Legal and regulatory changes: Changes in laws or regulations might require bylaw adjustments to maintain compliance and avoid legal issues.
Shareholder or board initiatives: Shareholders or board members might propose changes to improve governance, address issues, or refine the company’s direction.
Changes in best practices: As governance best practices evolve, a company might update its bylaws to reflect the latest standards.
Corporations that want to modify their bylaws can follow these steps:
Review bylaws: Review the bylaws, particularly the sections outlining the amendment process, which typically includes who can propose changes and the required approval process.
Propose amendments: The board or a designated committee drafts and presents proposed changes. Clearly outline the specifics of the changes, and try to include a rationale for each modification.
Conduct board review: The board reviews the proposed amendments. This review might involve discussions, consultations with legal advisors, and revisions to ensure the changes are clear, legally sound, and in the best interests of the corporation.

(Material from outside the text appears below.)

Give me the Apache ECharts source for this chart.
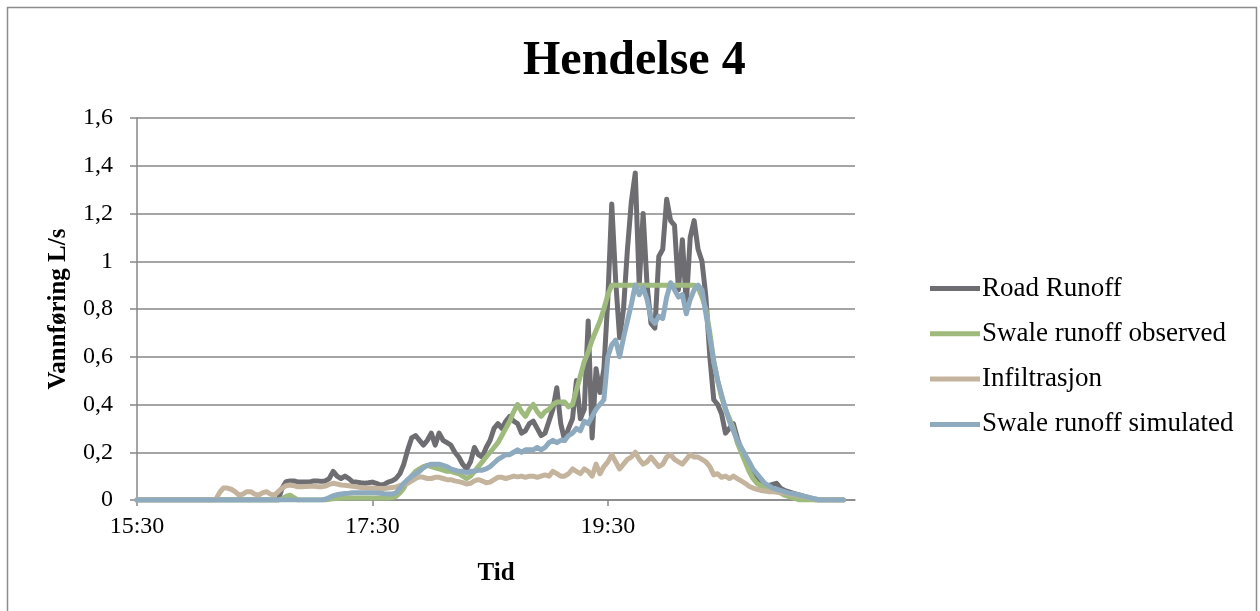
<!DOCTYPE html>
<html>
<head>
<meta charset="utf-8">
<title>Hendelse 4</title>
<script src="https://cdn.jsdelivr.net/npm/echarts@6/dist/echarts.min.js"></script>
<style>
  html, body { margin: 0; padding: 0; background: #ffffff; }
  #chart { width: 1260px; height: 611px; }
</style>
</head>
<body>
<div id="chart"></div>
<script>
// Time stamps: minutes after 15:30, one reading every 2 minutes (15:30 .. 21:30)
const minutes = Array.from({ length: 181 }, (_, i) => i * 2);

// Flow values, L/s
const roadRunoff = [
  0, 0, 0, 0, 0, 0, 0, 0, 0, 0,
  0, 0, 0, 0, 0, 0, 0, 0, 0, 0,
  0, 0, 0, 0, 0, 0, 0, 0, 0, 0,
  0, 0, 0, 0, 0, 0, 0, 0.05, 0.077, 0.08,
  0.08, 0.075, 0.075, 0.075, 0.075, 0.08, 0.08, 0.078, 0.08, 0.09,
  0.12, 0.1, 0.09, 0.1, 0.09, 0.075, 0.075, 0.072, 0.07, 0.072,
  0.075, 0.07, 0.063, 0.065, 0.075, 0.08, 0.09, 0.11, 0.15, 0.21,
  0.26, 0.27, 0.25, 0.23, 0.25, 0.28, 0.23, 0.28, 0.25, 0.24,
  0.23, 0.2, 0.18, 0.15, 0.13, 0.16, 0.22, 0.19, 0.18, 0.22,
  0.25, 0.3, 0.32, 0.3, 0.33, 0.35, 0.33, 0.32, 0.28, 0.29,
  0.32, 0.33, 0.3, 0.27, 0.28, 0.33, 0.38, 0.47, 0.32, 0.25,
  0.3, 0.34, 0.5, 0.34, 0.38, 0.75, 0.26, 0.55, 0.45, 0.55,
  0.84, 1.24, 0.92, 0.68, 0.8, 1.05, 1.25, 1.37, 0.9, 1.2,
  0.9, 0.74, 0.72, 1.02, 1.05, 1.26, 1.17, 1.15, 0.88, 1.09,
  0.82, 1.1, 1.17, 1.05, 1.0, 0.85, 0.6, 0.42, 0.4, 0.36,
  0.28, 0.3, 0.32, 0.26, 0.21, 0.17, 0.14, 0.11, 0.08, 0.06,
  0.06, 0.06, 0.065, 0.07, 0.05, 0.04, 0.035, 0.03, 0.025, 0.02,
  0.015, 0.01, 0.005, 0, 0, 0, 0, 0, 0, 0,
  0
];

const swaleObserved = [
  0, 0, 0, 0, 0, 0, 0, 0, 0, 0,
  0, 0, 0, 0, 0, 0, 0, 0, 0, 0,
  0, 0, 0, 0, 0, 0, 0, 0, 0, 0,
  0, 0, 0, 0, 0, 0, 0, 0.005, 0.015, 0.02,
  0.01, 0, 0, 0, 0, 0, 0, 0, 0, 0.003,
  0.005, 0.006, 0.007, 0.008, 0.008, 0.008, 0.008, 0.008, 0.008, 0.008,
  0.008, 0.008, 0.008, 0.008, 0.008, 0.01, 0.015, 0.03, 0.05, 0.08,
  0.1, 0.12, 0.13, 0.14, 0.145, 0.14, 0.135, 0.13, 0.125, 0.12,
  0.12, 0.115, 0.11, 0.1, 0.09, 0.1, 0.12, 0.14, 0.16, 0.18,
  0.2, 0.22, 0.24, 0.27, 0.3, 0.33, 0.37, 0.4, 0.37, 0.35,
  0.38, 0.4, 0.37, 0.35, 0.37, 0.38, 0.4, 0.41, 0.41, 0.41,
  0.39, 0.4, 0.46, 0.52, 0.58, 0.62, 0.67, 0.71, 0.75, 0.8,
  0.86, 0.9, 0.9, 0.9, 0.9, 0.9, 0.9, 0.9, 0.9, 0.9,
  0.9, 0.9, 0.9, 0.9, 0.9, 0.9, 0.9, 0.9, 0.9, 0.9,
  0.9, 0.9, 0.9, 0.89, 0.85, 0.8, 0.7, 0.58, 0.5, 0.43,
  0.38, 0.34, 0.3, 0.24, 0.2, 0.16, 0.12, 0.09, 0.07, 0.06,
  0.05, 0.045, 0.04, 0.035, 0.03, 0.02, 0.015, 0.01, 0.005, 0,
  0, 0, 0, 0, 0, 0, 0, 0, 0, 0,
  0
];

const infiltration = [
  0, 0, 0, 0, 0, 0, 0, 0, 0, 0,
  0, 0, 0, 0, 0, 0, 0, 0, 0, 0,
  0, 0.03, 0.05, 0.05, 0.045, 0.035, 0.02, 0.025, 0.035, 0.035,
  0.025, 0.02, 0.03, 0.035, 0.025, 0.02, 0.035, 0.05, 0.06, 0.063,
  0.06, 0.055, 0.055, 0.057, 0.058, 0.058, 0.056, 0.055, 0.058, 0.065,
  0.07, 0.067, 0.063, 0.062, 0.06, 0.057, 0.055, 0.052, 0.05, 0.05,
  0.05, 0.049, 0.048, 0.048, 0.05, 0.052, 0.055, 0.06, 0.065, 0.07,
  0.08, 0.09, 0.097, 0.095, 0.09, 0.09, 0.095, 0.095, 0.09, 0.085,
  0.085, 0.08, 0.077, 0.073, 0.067, 0.07, 0.08, 0.085, 0.08, 0.072,
  0.075, 0.085, 0.095, 0.095, 0.09, 0.095, 0.1, 0.097, 0.1, 0.095,
  0.1, 0.1, 0.095, 0.1, 0.105, 0.1, 0.12, 0.11, 0.1, 0.1,
  0.11, 0.13, 0.12, 0.11, 0.13, 0.12, 0.1, 0.15, 0.11, 0.14,
  0.16, 0.19, 0.16, 0.13, 0.15, 0.17, 0.18, 0.2, 0.17, 0.15,
  0.16, 0.18, 0.16, 0.14, 0.15, 0.18, 0.19, 0.17, 0.16, 0.15,
  0.17, 0.19, 0.18, 0.18, 0.17, 0.16, 0.14, 0.105, 0.11, 0.095,
  0.1, 0.09, 0.1, 0.09, 0.08, 0.07, 0.058, 0.05, 0.045, 0.04,
  0.038, 0.035, 0.035, 0.033, 0.03, 0.03, 0.027, 0.024, 0.02, 0.018,
  0.015, 0.012, 0.008, 0.003, 0, 0, 0, 0, 0, 0,
  0
];

const swaleSimulated = [
  0, 0, 0, 0, 0, 0, 0, 0, 0, 0,
  0, 0, 0, 0, 0, 0, 0, 0, 0, 0,
  0, 0, 0, 0, 0, 0, 0, 0, 0, 0,
  0, 0, 0, 0, 0, 0, 0, 0, 0, 0,
  0, 0, 0, 0, 0, 0, 0, 0, 0.003, 0.01,
  0.018, 0.022, 0.025, 0.027, 0.028, 0.03, 0.03, 0.03, 0.03, 0.03,
  0.03, 0.03, 0.028, 0.026, 0.025, 0.025, 0.03, 0.05, 0.07, 0.085,
  0.1, 0.11, 0.12, 0.135, 0.145, 0.15, 0.15, 0.15, 0.145, 0.14,
  0.13, 0.125, 0.12, 0.12, 0.115, 0.12, 0.12, 0.125, 0.125, 0.13,
  0.14, 0.155, 0.17, 0.18, 0.19, 0.19, 0.2, 0.21, 0.2, 0.21,
  0.21, 0.21, 0.22, 0.21, 0.22, 0.24, 0.25, 0.24, 0.25, 0.25,
  0.27, 0.28, 0.3, 0.29, 0.33, 0.32, 0.35, 0.38, 0.4, 0.42,
  0.6, 0.65, 0.67, 0.6, 0.68, 0.75, 0.82, 0.9, 0.86, 0.89,
  0.84, 0.76, 0.74, 0.77, 0.76, 0.85, 0.91, 0.88, 0.85, 0.86,
  0.78, 0.84, 0.88, 0.9, 0.88, 0.78, 0.68, 0.58, 0.5, 0.44,
  0.38, 0.33, 0.29, 0.25, 0.22, 0.19, 0.16, 0.13, 0.11, 0.09,
  0.07, 0.06, 0.05, 0.045, 0.04, 0.035, 0.03, 0.027, 0.024, 0.02,
  0.016, 0.012, 0.008, 0.004, 0, 0, 0, 0, 0, 0,
  0
];

const seriesNames = ['Road Runoff', 'Swale runoff observed', 'Infiltrasjon', 'Swale runoff simulated'];
const seriesColors = ['#6d6d72', '#9fba7d', '#c4b39d', '#8eaabe'];
const seriesValues = [roadRunoff, swaleObserved, infiltration, swaleSimulated];
const xTickMinutes = [0, 120, 240, 360];

const FONT = "'Liberation Serif', 'Times New Roman', serif";
const GRID_COLOR = '#878787';

function clockLabel(m) {
  const total = 15 * 60 + 30 + m;
  const h = Math.floor(total / 60);
  const mm = total % 60;
  return h + ':' + (mm < 10 ? '0' : '') + mm;
}

const chart = echarts.init(document.getElementById('chart'), null, { renderer: 'canvas' });

chart.setOption({
  animation: false,
  backgroundColor: '#ffffff',
  title: {
    text: 'Hendelse 4',
    left: 518,
    top: 33,
    textStyle: { fontFamily: FONT, fontSize: 48, fontWeight: 'bold', color: '#000000' }
  },
  graphic: [{
    type: 'rect',
    shape: { x: 7.5, y: 7.5, width: 1249, height: 640 },
    style: { fill: 'none', stroke: '#8c8c8c', lineWidth: 1.5 },
    silent: true
  }],
  grid: { left: 137, top: 118, right: 405, bottom: 111, containLabel: false },
  legend: {
    orient: 'vertical',
    left: 925,
    top: 270,
    icon: 'rect',
    itemWidth: 50,
    itemHeight: 5,
    itemGap: 18.3,
    data: seriesNames,
    textStyle: { fontFamily: FONT, fontSize: 27, color: '#000000', lineHeight: 27, padding: [0, 0, 0, -3] }
  },
  xAxis: {
    type: 'value',
    min: 0,
    max: 366,
    interval: 120,
    name: 'Tid',
    nameLocation: 'middle',
    nameGap: 61,
    nameTextStyle: { fontFamily: FONT, fontSize: 25, fontWeight: 'bold', color: '#000000' },
    axisLine: { show: true, onZero: false, lineStyle: { color: GRID_COLOR, width: 1.5 } },
    axisTick: { show: true, length: 6, lineStyle: { color: GRID_COLOR, width: 1.5 }, customValues: xTickMinutes },
    axisLabel: {
      fontFamily: FONT, fontSize: 24, color: '#000000', margin: 15,
      customValues: xTickMinutes,
      showMaxLabel: false,
      formatter: v => (v % 120 === 0 ? clockLabel(v) : '')
    },
    splitLine: { show: false }
  },
  yAxis: {
    type: 'value',
    min: 0,
    max: 1.6,
    interval: 0.2,
    name: 'Vannføring L/s',
    nameLocation: 'middle',
    nameGap: 66,
    nameRotate: 90,
    nameTextStyle: { fontFamily: FONT, fontSize: 25, fontWeight: 'bold', color: '#000000' },
    axisLine: { show: true, lineStyle: { color: GRID_COLOR, width: 1.5 } },
    axisTick: { show: true, length: 7, lineStyle: { color: GRID_COLOR, width: 1.5 } },
    axisLabel: {
      fontFamily: FONT, fontSize: 24, color: '#000000', margin: 24,
      formatter: v => String(Math.round(v * 10) / 10).replace('.', ',')
    },
    splitLine: { show: true, lineStyle: { color: GRID_COLOR, width: 1.5 } }
  },
  series: seriesNames.map((name, k) => ({
    name: name,
    type: 'line',
    data: minutes.map((m, i) => [m, seriesValues[k][i]]),
    showSymbol: false,
    symbol: 'none',
    smooth: false,
    color: seriesColors[k],
    lineStyle: { color: seriesColors[k], width: 5, join: 'round', cap: 'round' },
    z: 2 + k
  }))
});
</script>
</body>
</html>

Get shareholder approval: Depending on the bylaws and legal requirements, major amendments might require approval from the shareholders. This is typically done at a shareholder meeting, where the changes are discussed and put to a vote.
Document and implement changes: Once approved, the amendments are formally incorporated into the bylaws. The updated document is then distributed to relevant parties, and the changes are implemented in the company’s governance practices.
Communicate with stakeholders: Inform stakeholders—including shareholders, directors, and senior management—about the updates and how they affect the company’s governance and operations.
Statutory limitations on corporate bylaws
Certain laws determine what a company’s bylaws can and cannot include. These laws are referred to as statutory limitations. Statutory limitations make sure a company’s internal regulations follow the law and protect the rights of shareholders and others involved with the company. They include these mandates:
Compliance with laws and regulations: Corporate bylaws cannot contravene state, federal, or international laws and regulations. For example, bylaws must align with securities laws, employment laws, and anti-discrimination laws.
Shareholder rights: Bylaws cannot infringe upon shareholders’ rights, including voting rights, rights to information, and rights to dividends. Shareholders must have a say in major corporate decisions.
Director and officer duties: Bylaws cannot excuse directors or officers from basic duties and responsibilities such as duties of care and loyalty. Bylaws also cannot allow actions that would be considered a breach of these duties.
Indemnification and liability: Bylaws that include provisions for the indemnification of directors and officers are subject to certain limitations. For example, most jurisdictions don’t allow indemnification for actions that are found to be fraudulent, illegal, or in breach of fiduciary duty.
Amendment procedures: Bylaws can only be amended in compliance with state laws, which typically dictate who can initiate amendments and the required approval processes.
Corporate purpose: Bylaws cannot define corporate purposes that are illegal or contrary to public policy.
Inspection rights: Bylaws cannot unduly restrict shareholders and directors’ rights to inspect corporate records.
Conflict with articles of incorporation: Bylaws must be consistent with the corporation’s articles of incorporation. If there’s a conflict, the articles typically take precedence.
Governance and voting: Bylaws must respect laws specifying corporate governance structures or voting procedures. These laws might dictate how board members are elected or how shareholder votes are counted.
The content in this article is for general information and education purposes only and should not be construed as legal or tax advice. Stripe does not warrant or guarantee the accuracy, completeness, adequacy, or currency of the information in the article. You should seek the advice of a competent lawyer or accountant licensed to practise in your jurisdiction for advice on your particular situation.